• [Task instructions]
Transcribe every line exactly and omit anything that is a picture.
■ ■ ■ ■ ■
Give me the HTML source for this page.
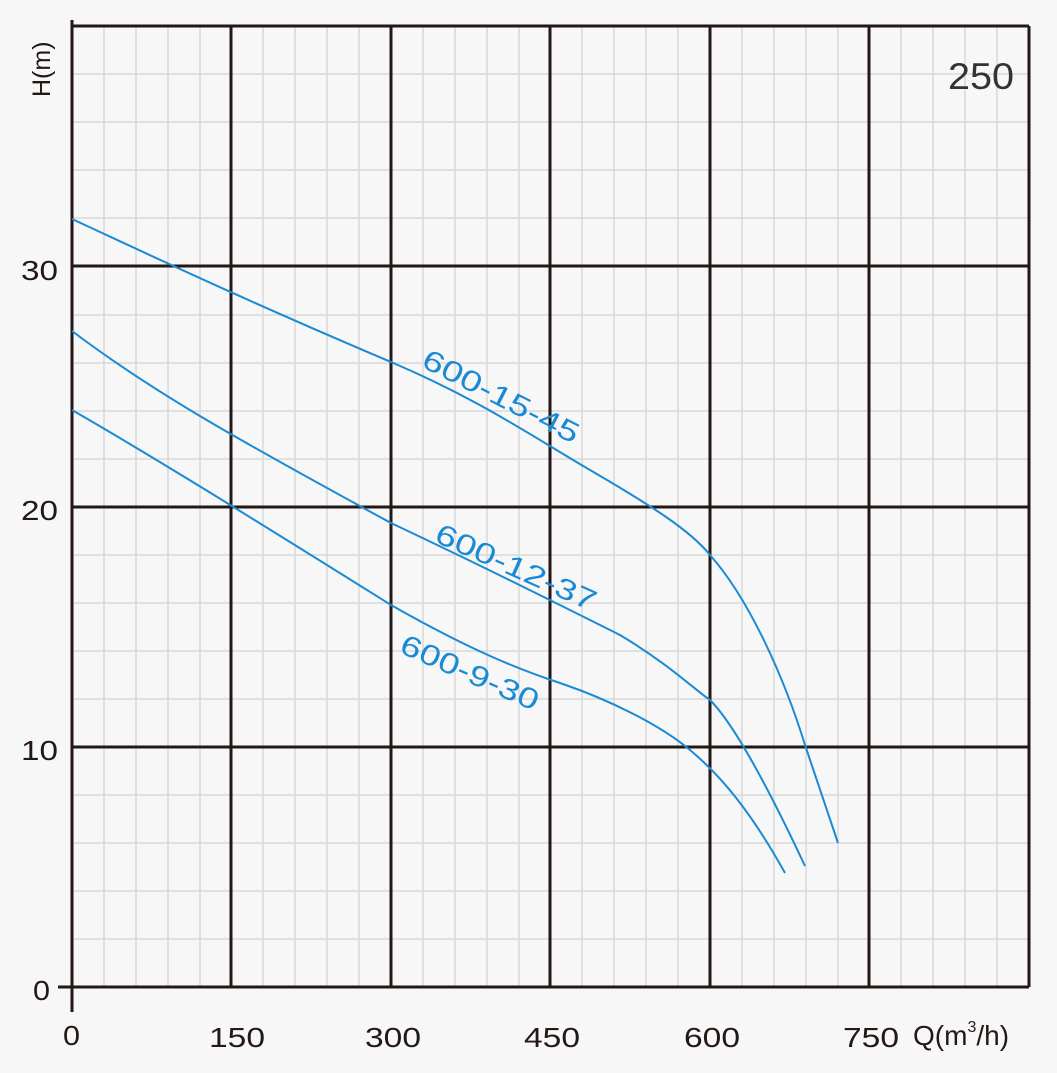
<!DOCTYPE html>
<html><head><style>body{margin:0;background:#f7f7f7}svg{display:block}</style></head><body>
<svg width="1057" height="1073" xmlns="http://www.w3.org/2000/svg" font-family="Liberation Sans, Arial, sans-serif">
<rect width="1057" height="1073" fill="#f7f7f7"/>
<g stroke="#d8d8d8" stroke-width="1.5">
<path d="M104 26V987M136 26V987M168 26V987M200 26V987M263 26V987M295 26V987M327 26V987M359 26V987M423 26V987M455 26V987M487 26V987M519 26V987M582 26V987M614 26V987M646 26V987M678 26V987M742 26V987M774 26V987M806 26V987M838 26V987M901 26V987M933 26V987M965 26V987M997 26V987"/>
<path d="M72 939H1029M72 891H1029M72 843H1029M72 795H1029M72 699H1029M72 651H1029M72 603H1029M72 555H1029M72 459H1029M72 411H1029M72 363H1029M72 315H1029M72 218H1029M72 170H1029M72 122H1029M72 74H1029"/>
</g>
<g stroke="#231815" stroke-width="3">
<path d="M231 26V987M391 26V987M550 26V987M710 26V987M869 26V987M1029 26V987"/>
<path d="M72 747H1029M72 507H1029M72 266H1029M72 26H1029"/>
<path d="M72 20V1012M58 987H1029"/>
</g>
<g fill="none" stroke="#1a8ad4" stroke-width="2">
<path d="M72 219 C150 255,231 294,391 362 C480 400,530 435,590 470 C650 505,690 530,710 555 C750 600,785 680,805 745 L838 843"/>
<path d="M72 331 C150 390,231 436,391 523 C480 565,550 600,620 635 C670 665,695 690,710 700 C730 720,760 770,805 866"/>
<path d="M72 410 C150 455,231 505,391 605 C470 650,520 670,560 683 C610 700,660 725,690 750 C720 775,750 810,785 873"/>
</g>
<g fill="#1a8ad4" font-size="29">
<text transform="translate(420,366) rotate(27)" textLength="172" lengthAdjust="spacingAndGlyphs">600-15-45</text>
<text transform="translate(433,541) rotate(24)" textLength="173" lengthAdjust="spacingAndGlyphs">600-12-37</text>
<text transform="translate(398,652) rotate(23.5)" textLength="148" lengthAdjust="spacingAndGlyphs">600-9-30</text>
</g>
<g fill="#231815" font-size="28">
<text x="33" y="1000" textLength="17" lengthAdjust="spacingAndGlyphs">0</text>
<text x="21" y="760" textLength="37" lengthAdjust="spacingAndGlyphs">10</text>
<text x="21" y="520" textLength="37" lengthAdjust="spacingAndGlyphs">20</text>
<text x="21" y="280" textLength="37" lengthAdjust="spacingAndGlyphs">30</text>
<text x="63" y="1045" textLength="17" lengthAdjust="spacingAndGlyphs">0</text>
<text x="209" y="1047" textLength="56" lengthAdjust="spacingAndGlyphs">150</text>
<text x="365" y="1047" textLength="56" lengthAdjust="spacingAndGlyphs">300</text>
<text x="524" y="1047" textLength="56" lengthAdjust="spacingAndGlyphs">450</text>
<text x="684" y="1047" textLength="56" lengthAdjust="spacingAndGlyphs">600</text>
<text x="843" y="1047" textLength="56" lengthAdjust="spacingAndGlyphs">750</text>
<text x="913" y="1045">Q(m<tspan font-size="16" dy="-13">3</tspan><tspan dy="13">/h)</tspan></text>
<text transform="translate(50,97) rotate(-90)" font-size="25">H(m)</text>
<text x="948" y="89" font-size="37" fill="#333" textLength="66" lengthAdjust="spacingAndGlyphs">250</text>
</g>
</svg>
</body></html>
■ ■ ■ ■ ■
• [Answer to the task]
Give me the HTML source for this page.
<!DOCTYPE html>
<html><head><style>body{margin:0;background:#f7f7f7}svg{display:block}</style></head><body>
<svg width="1057" height="1073" xmlns="http://www.w3.org/2000/svg" font-family="Liberation Sans, Arial, sans-serif">
<rect width="1057" height="1073" fill="#f7f7f7"/>
<g stroke="#d8d8d8" stroke-width="1.5">
<path d="M104 26V987M136 26V987M168 26V987M200 26V987M263 26V987M295 26V987M327 26V987M359 26V987M423 26V987M455 26V987M487 26V987M519 26V987M582 26V987M614 26V987M646 26V987M678 26V987M742 26V987M774 26V987M806 26V987M838 26V987M901 26V987M933 26V987M965 26V987M997 26V987"/>
<path d="M72 939H1029M72 891H1029M72 843H1029M72 795H1029M72 699H1029M72 651H1029M72 603H1029M72 555H1029M72 459H1029M72 411H1029M72 363H1029M72 315H1029M72 218H1029M72 170H1029M72 122H1029M72 74H1029"/>
</g>
<g stroke="#231815" stroke-width="3">
<path d="M231 26V987M391 26V987M550 26V987M710 26V987M869 26V987M1029 26V987"/>
<path d="M72 747H1029M72 507H1029M72 266H1029M72 26H1029"/>
<path d="M72 20V1012M58 987H1029"/>
</g>
<g fill="none" stroke="#1a8ad4" stroke-width="2">
<path d="M72 219 C150 255,231 294,391 362 C480 400,530 435,590 470 C650 505,690 530,710 555 C750 600,785 680,805 745 L838 843"/>
<path d="M72 331 C150 390,231 436,391 523 C480 565,550 600,620 635 C670 665,695 690,710 700 C730 720,760 770,805 866"/>
<path d="M72 410 C150 455,231 505,391 605 C470 650,520 670,560 683 C610 700,660 725,690 750 C720 775,750 810,785 873"/>
</g>
<g fill="#1a8ad4" font-size="29">
<text transform="translate(420,366) rotate(27)" textLength="172" lengthAdjust="spacingAndGlyphs">600-15-45</text>
<text transform="translate(433,541) rotate(24)" textLength="173" lengthAdjust="spacingAndGlyphs">600-12-37</text>
<text transform="translate(398,652) rotate(23.5)" textLength="148" lengthAdjust="spacingAndGlyphs">600-9-30</text>
</g>
<g fill="#231815" font-size="28">
<text x="33" y="1000" textLength="17" lengthAdjust="spacingAndGlyphs">0</text>
<text x="21" y="760" textLength="37" lengthAdjust="spacingAndGlyphs">10</text>
<text x="21" y="520" textLength="37" lengthAdjust="spacingAndGlyphs">20</text>
<text x="21" y="280" textLength="37" lengthAdjust="spacingAndGlyphs">30</text>
<text x="63" y="1045" textLength="17" lengthAdjust="spacingAndGlyphs">0</text>
<text x="209" y="1047" textLength="56" lengthAdjust="spacingAndGlyphs">150</text>
<text x="365" y="1047" textLength="56" lengthAdjust="spacingAndGlyphs">300</text>
<text x="524" y="1047" textLength="56" lengthAdjust="spacingAndGlyphs">450</text>
<text x="684" y="1047" textLength="56" lengthAdjust="spacingAndGlyphs">600</text>
<text x="843" y="1047" textLength="56" lengthAdjust="spacingAndGlyphs">750</text>
<text x="913" y="1045">Q(m<tspan font-size="16" dy="-13">3</tspan><tspan dy="13">/h)</tspan></text>
<text transform="translate(50,97) rotate(-90)" font-size="25">H(m)</text>
<text x="948" y="89" font-size="37" fill="#333" textLength="66" lengthAdjust="spacingAndGlyphs">250</text>
</g>
</svg>
</body></html>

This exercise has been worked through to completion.